TS:    How does the script compare to the book and the film?

MH: What’s so amazing about this particular adaptation is that it’s not quite the book and not quite the movie. It has a lot more of the metaphors and symbols and lines from the book than the movie did, but there are also these fantastical, absurdist elements too.

The script is really interesting because it has a more narrative than visual emphasis…it has abstract stage directions and hazy, dreamlike moments, and past those transitions the scenes themselves are very narrative focused. This is where my vision really came from, this abstract almost wistful script – our goal is to really showcase the story itself, to delve deeply into these characters and their personal struggles, more than just the pizazz. To emphasise the jadedness and haunted aspect.

The interesting part of what we’re doing with this production is that the script is memory-based. Nick, the narrator, is looking back at past events from the future. We get snapshots of Nick’s interactions and moments of experience that flow really nicely together. We wanted to run with the idea of him picking his memories apart. The stage is a bit cluttered with objects, and as Nick remembers each piece, he’ll uncover more of his narrative, stage by stage.

It’s this crazy, vibrant spectacle image we’re uncloaking. What this story is ultimately about is that not everything is what it seems. We’re merging these two different visions, the classical realism of the 1920s and the hazy, atmospheric, dreamlike tone of Nick’s memories. It’s a mix of antiquity and modernity — we’ve got 1920s costumes, 1920s jazz with a bit of a spin, electro-swing, whereas the tech is modern. And it’s all ultimately an illusion — we want to remind the audience that this story is biased, because Nick is telling it, and centre on his interpretation.

There’s something about experiencing a story like this one, of lost love, loneliness, Nick’s identity as he realises he’s growing older… There’s something about experiencing it first hand, to see and feel, to see people doing it in real time that is totally different and special.

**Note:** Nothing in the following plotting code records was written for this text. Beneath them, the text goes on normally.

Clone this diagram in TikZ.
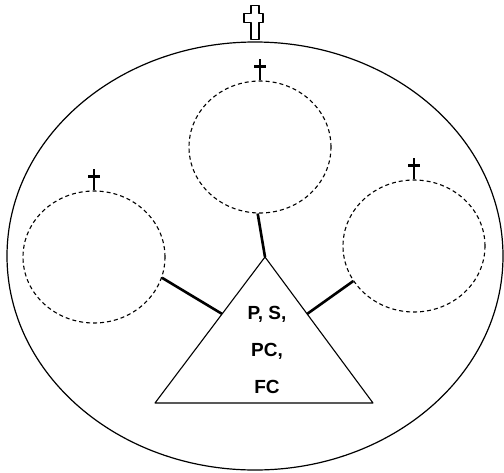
\documentclass[tikz,border=0pt]{standalone}
\usepackage{fontspec}
\setsansfont{Liberation Sans}
\usetikzlibrary{calc,positioning,shapes.geometric}
\definecolor{fundo}{HTML}{FFFFFF}
\definecolor{traco}{HTML}{000000}
\begin{document}
\begin{tikzpicture}[x=1pt,y=-1pt, circ/.style={ellipse, draw=traco, line width=1.1pt, dash pattern=on 4pt off 3pt, minimum width=142pt, minimum height=132pt, inner sep=0pt},
  lig/.style={draw=traco, line width=2.6pt}, cruz/.style={draw=traco, line width=2.6pt},
  rotulo/.style={font=\sffamily\bfseries\fontsize{19}{37}\selectfont, align=center, text=traco}]
  \useasboundingbox[fill=fundo] (0,0) rectangle (504,472);
  \node[ellipse, draw=traco, line width=1.2pt, minimum width=496pt, minimum height=428pt, inner sep=0pt] (terra) at (255,256) {};
  \node[circ] (c1) at (94,257) {};
  \node[circ] (c2) at (260,147) {};
  \node[circ] (c3) at (414,246) {};
  % triangulo
  \coordinate (topo) at (265,257); \coordinate (be) at (155,403); \coordinate (bd) at (373,403);
  \draw[traco, line width=1.1pt, line join=round] (topo) -- (be) -- (bd) -- cycle;
  \coordinate (le) at ($(topo)!0.39!(be)$); \coordinate (ld) at ($(topo)!0.39!(bd)$);
  \node[rotulo] (txt) at (267,350) {P, S,\\PC,\\FC};
  \draw[lig] (c1.-17) -- (le); \draw[lig] (c3.210) -- (ld); \draw[lig] (c2.268) -- (topo);
  % cruzes
  \foreach \c in {c1,c2,c3}{\draw[cruz] (\c.north) -- ++(0,-21);
    \draw[traco, line width=2.2pt] ($(\c.north)+(-6,-14)$) -- ++(12,0);}
  \draw[traco, line width=1.8pt, line join=round] ($(terra.north)+(-4,-2)$) -- ++(0,-17) -- ++(-7,0) -- ++(0,-9) -- ++(7,0) -- ++(0,-8) -- ++(8,0) -- ++(0,8) -- ++(4,0) -- ++(0,9) -- ++(-4,0) -- ++(0,17) -- cycle;
\end{tikzpicture}
\end{document}
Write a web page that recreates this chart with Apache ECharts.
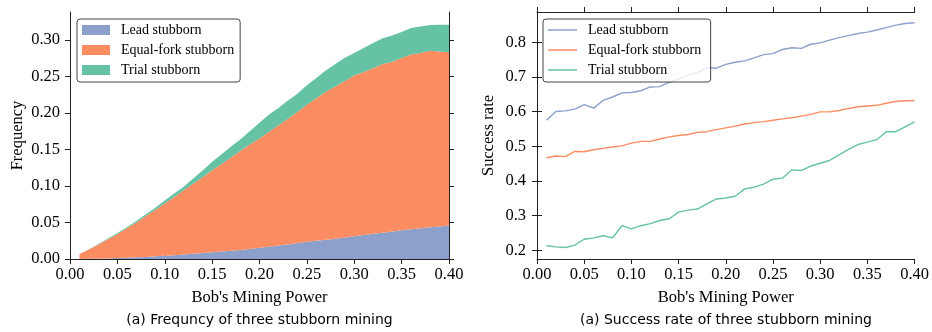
<!DOCTYPE html>
<html>
<head>
<meta charset="utf-8">
<script src="https://cdn.jsdelivr.net/npm/echarts@6/dist/echarts.min.js"></script>
<style>
  html, body { margin: 0; padding: 0; background: #fff; }
  #chart { width: 932px; height: 332px; }
</style>
</head>
<body>
<div id="chart"></div>
<script>
// Bob's mining power (x) shared by both panels
const miningPower = [0.01, 0.02, 0.03, 0.04, 0.05, 0.06, 0.07, 0.08, 0.09, 0.10,
  0.11, 0.12, 0.13, 0.14, 0.15, 0.16, 0.17, 0.18, 0.19, 0.20,
  0.21, 0.22, 0.23, 0.24, 0.25, 0.26, 0.27, 0.28, 0.29, 0.30,
  0.31, 0.32, 0.33, 0.34, 0.35, 0.36, 0.37, 0.38, 0.39, 0.40];

// left panel: frequency (stacked)
const freqLead = [0.0001, 0.0003, 0.0005, 0.0008, 0.0012, 0.0017, 0.0023, 0.0029, 0.0036, 0.0044,
  0.0053, 0.0062, 0.0071, 0.0081, 0.0091, 0.0102, 0.0113, 0.0124, 0.0138, 0.0153,
  0.0168, 0.0184, 0.0200, 0.0218, 0.0236, 0.0250, 0.0264, 0.0278, 0.0293, 0.0310,
  0.0327, 0.0344, 0.0360, 0.0376, 0.0392, 0.0406, 0.0420, 0.0433, 0.0446, 0.0458];
const freqEqualFork = [0.0067, 0.0127, 0.0195, 0.0262, 0.0328, 0.0403, 0.0477, 0.0561, 0.0634, 0.0716,
  0.0797, 0.0878, 0.0959, 0.1039, 0.1125, 0.1198, 0.1277, 0.1356, 0.1432, 0.1497,
  0.1572, 0.1646, 0.1720, 0.1792, 0.1874, 0.1950, 0.2026, 0.2082, 0.2142, 0.2200,
  0.2233, 0.2266, 0.2310, 0.2324, 0.2358, 0.2394, 0.2400, 0.2417, 0.2394, 0.2372];
const freqTrial = [0.0002, 0.0003, 0.0005, 0.0010, 0.0015, 0.0015, 0.0020, 0.0022, 0.0030, 0.0040,
  0.0045, 0.0050, 0.0070, 0.0090, 0.0114, 0.0135, 0.0150, 0.0160, 0.0180, 0.0215,
  0.0236, 0.0237, 0.0250, 0.0250, 0.0267, 0.0277, 0.0290, 0.0310, 0.0320, 0.0310,
  0.0327, 0.0345, 0.0350, 0.0360, 0.0355, 0.0360, 0.0360, 0.0352, 0.0366, 0.0376];

// right panel: success rate
const rateLead = [0.575, 0.600, 0.602, 0.607, 0.620, 0.610, 0.632, 0.642, 0.654, 0.655,
  0.660, 0.671, 0.672, 0.684, 0.694, 0.704, 0.713, 0.727, 0.725, 0.736,
  0.742, 0.746, 0.755, 0.764, 0.767, 0.779, 0.784, 0.782, 0.794, 0.798,
  0.806, 0.813, 0.819, 0.825, 0.829, 0.835, 0.842, 0.849, 0.854, 0.856];
const rateEqualFork = [0.467, 0.472, 0.470, 0.485, 0.484, 0.490, 0.494, 0.498, 0.501, 0.509,
  0.514, 0.514, 0.521, 0.527, 0.531, 0.534, 0.540, 0.542, 0.548, 0.553,
  0.558, 0.564, 0.568, 0.571, 0.575, 0.579, 0.582, 0.587, 0.592, 0.599,
  0.599, 0.603, 0.609, 0.614, 0.616, 0.618, 0.624, 0.629, 0.631, 0.632];
const rateTrial = [0.213, 0.210, 0.208, 0.215, 0.232, 0.236, 0.242, 0.236, 0.271, 0.262,
  0.271, 0.277, 0.286, 0.291, 0.310, 0.316, 0.319, 0.334, 0.348, 0.351,
  0.356, 0.377, 0.382, 0.391, 0.405, 0.408, 0.432, 0.430, 0.443, 0.451,
  0.459, 0.475, 0.491, 0.505, 0.512, 0.519, 0.542, 0.542, 0.556, 0.570];

// tick labels
const xTicks = [0, 0.05, 0.10, 0.15, 0.20, 0.25, 0.30, 0.35, 0.40];
const freqTicks = [0, 0.05, 0.10, 0.15, 0.20, 0.25, 0.30];
const rateTicks = [0.2, 0.3, 0.4, 0.5, 0.6, 0.7, 0.8];

const seriesNames = ['Lead stubborn', 'Equal-fork stubborn', 'Trial stubborn'];
const colors = ['#8da0cb', '#fc8d62', '#66c2a5'];

const serif = 'Liberation Serif';
const ink = '#000';
const spine = '#222';

// left panel uses a category axis (0.00 .. 0.40 in steps of 0.01) so the areas stack on y
const freqCategories = [0, ...miningPower].map(v => v.toFixed(2));
const everyFifth = i => i % 5 === 0;
const padFirst = vals => [null, ...vals];

const pairs = vals => vals.map((v, i) => [miningPower[i], v]);

const lineStyle = { color: spine, width: 1 };
const labelFont = { color: ink, fontFamily: serif, fontSize: 16.5 };

function valueAxis(ticks, digits, showLabel, margin) {
  return {
    type: 'value',
    axisLine: { show: true, lineStyle },
    axisTick: { show: true, inside: false, length: 5, customValues: ticks, lineStyle },
    axisLabel: Object.assign({
      show: showLabel, customValues: ticks, margin,
      formatter: v => Number(v).toFixed(digits)
    }, labelFont),
    splitLine: { show: false }
  };
}

function categoryAxis(showLabel) {
  return {
    type: 'category',
    data: freqCategories,
    boundaryGap: false,
    axisLine: { show: true, lineStyle },
    axisTick: { show: true, inside: false, length: 5, interval: everyFifth, lineStyle },
    axisLabel: Object.assign({ show: showLabel, interval: everyFifth, margin: 7 }, labelFont),
    splitLine: { show: false }
  };
}

const xName = {
  name: "Bob's Mining Power", nameLocation: 'middle', nameGap: 30,
  nameTextStyle: labelFont
};

const xAxes = [
  Object.assign(categoryAxis(true), { gridIndex: 0, position: 'bottom' }, xName),
  Object.assign(categoryAxis(false), { gridIndex: 0, position: 'top' }),
  Object.assign(valueAxis(xTicks, 2, true, 7), { gridIndex: 1, position: 'bottom', min: 0, max: 0.4 }, xName),
  Object.assign(valueAxis(xTicks, 2, false, 7), { gridIndex: 1, position: 'top', min: 0, max: 0.4 })
];

function yAxes(gridIndex, ticks, digits, min, max, name, gap, margin) {
  return [
    Object.assign(valueAxis(ticks, digits, true, margin), {
      gridIndex, position: 'left', min, max,
      name, nameLocation: 'middle', nameGap: gap, nameTextStyle: labelFont
    }),
    Object.assign(valueAxis(ticks, digits, false, margin), {
      gridIndex, position: 'right', min, max
    })
  ];
}

const legendBase = {
  orient: 'vertical',
  top: 19,
  padding: [1, 6, 2, 5],
  itemGap: 0,
  backgroundColor: 'rgba(255,255,255,0.8)',
  borderColor: '#444',
  borderWidth: 1,
  borderRadius: 3,
  selectedMode: false,
  icon: 'rect',
  textStyle: { color: ink, fontFamily: serif, fontSize: 14, lineHeight: 20, padding: [0, 0, 0, 6] }
};

const captionFont = '14px "DejaVu Sans"';

const chart = echarts.init(document.getElementById('chart'), null, { renderer: 'canvas' });

chart.setOption({
  backgroundColor: '#fff',
  animation: false,
  grid: [
    { left: 70, top: 12, width: 379, height: 247 },
    { left: 537, top: 12, width: 378, height: 247 }
  ],
  xAxis: xAxes,
  yAxis: [
    ...yAxes(0, freqTicks, 2, 0, 0.338, 'Frequency', 44, 10),
    ...yAxes(1, rateTicks, 1, 0.175, 0.887, 'Success rate', 40, 11)
  ],
  legend: [
    Object.assign({}, legendBase, {
      left: 77, itemWidth: 28, itemHeight: 10,
      data: seriesNames
    }),
    Object.assign({}, legendBase, {
      left: 543, itemWidth: 29, itemHeight: 1.5,
      data: seriesNames.map(n => n + ' ')
    })
  ],
  graphic: [
    {
      type: 'text', x: 259.5, y: 320,
      style: { text: '(a) Frequncy of three stubborn mining', fill: ink, font: captionFont, textAlign: 'center', textVerticalAlign: 'middle' }
    },
    {
      type: 'text', x: 726, y: 320,
      style: { text: '(a) Success rate of three stubborn mining', fill: ink, font: captionFont, textAlign: 'center', textVerticalAlign: 'middle' }
    }
  ],
  series: [
    ...[freqLead, freqEqualFork, freqTrial].map((vals, i) => ({
      name: seriesNames[i],
      type: 'line',
      xAxisIndex: 0, yAxisIndex: 0,
      stack: 'freq',
      data: padFirst(vals),
      symbol: 'none',
      lineStyle: { width: 0, color: colors[i] },
      itemStyle: { color: colors[i] },
      areaStyle: { color: colors[i], opacity: 1 }
    })),
    // trailing space keeps the right legend separate from the left one
    ...[rateLead, rateEqualFork, rateTrial].map((vals, i) => ({
      name: seriesNames[i] + ' ',
      type: 'line',
      xAxisIndex: 2, yAxisIndex: 2,
      data: pairs(vals),
      symbol: 'none',
      lineStyle: { width: 1.4, color: colors[i] },
      itemStyle: { color: colors[i] }
    }))
  ]
});
</script>
</body>
</html>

TS:    Was the process ever challenging?

MH: It’s my favourite thing that I’ve done so far, just because it’s challenged me so much. It’s a cast of twelve and a huge production team, and it’s a position of leadership I’m not quite used to, but I’ve enjoyed every second of it and I’ve worked with incredible people who’ve made it so much easier than I thought it was going to be.

TS:    What’s it been like working with the cast?

MH: They’re the most talented hardworking group of individuals I’ve ever had the pleasure to work with — their excitement and the enthusiasm for the show itself, and us all working together, has been so supportive in the best possible way. They’re always there for me and so dedicated and committed and determined to make this the best it can possibly be.

I think this kind of show’s storyline of loneliness and loss can either bond or create distance between people, and we’ve been able to take it lightly and just have fun with it. I really wanted to form a family unit together and that’s exactly what’s happened which is so, so nice. We laugh at every rehearsal. I think the best part of directing has been being able to take on people who so good at what they do, and to see them have a platform to express themselves and be creative.

For a show like The Great Gatsby, it’s necessary to pull out all the stops, and Mermaids are certainly bringing their best. With Charleston moves choreographed by Phoebe Houghton, a performance from The Blue Angels and original jazz numbers recorded by members of JazzWorks, the collaborative force of this production will capture the atmosphere of the vibrant and opulent 1920s with imagination and style. The absolute enthusiasm and passion of the cast and crew proves that this is a story and a creative vision to be excited about, and I can’t wait to see it come to life.

The Great Gatsby is showing on The StAge on the 14th and 15th March 2018.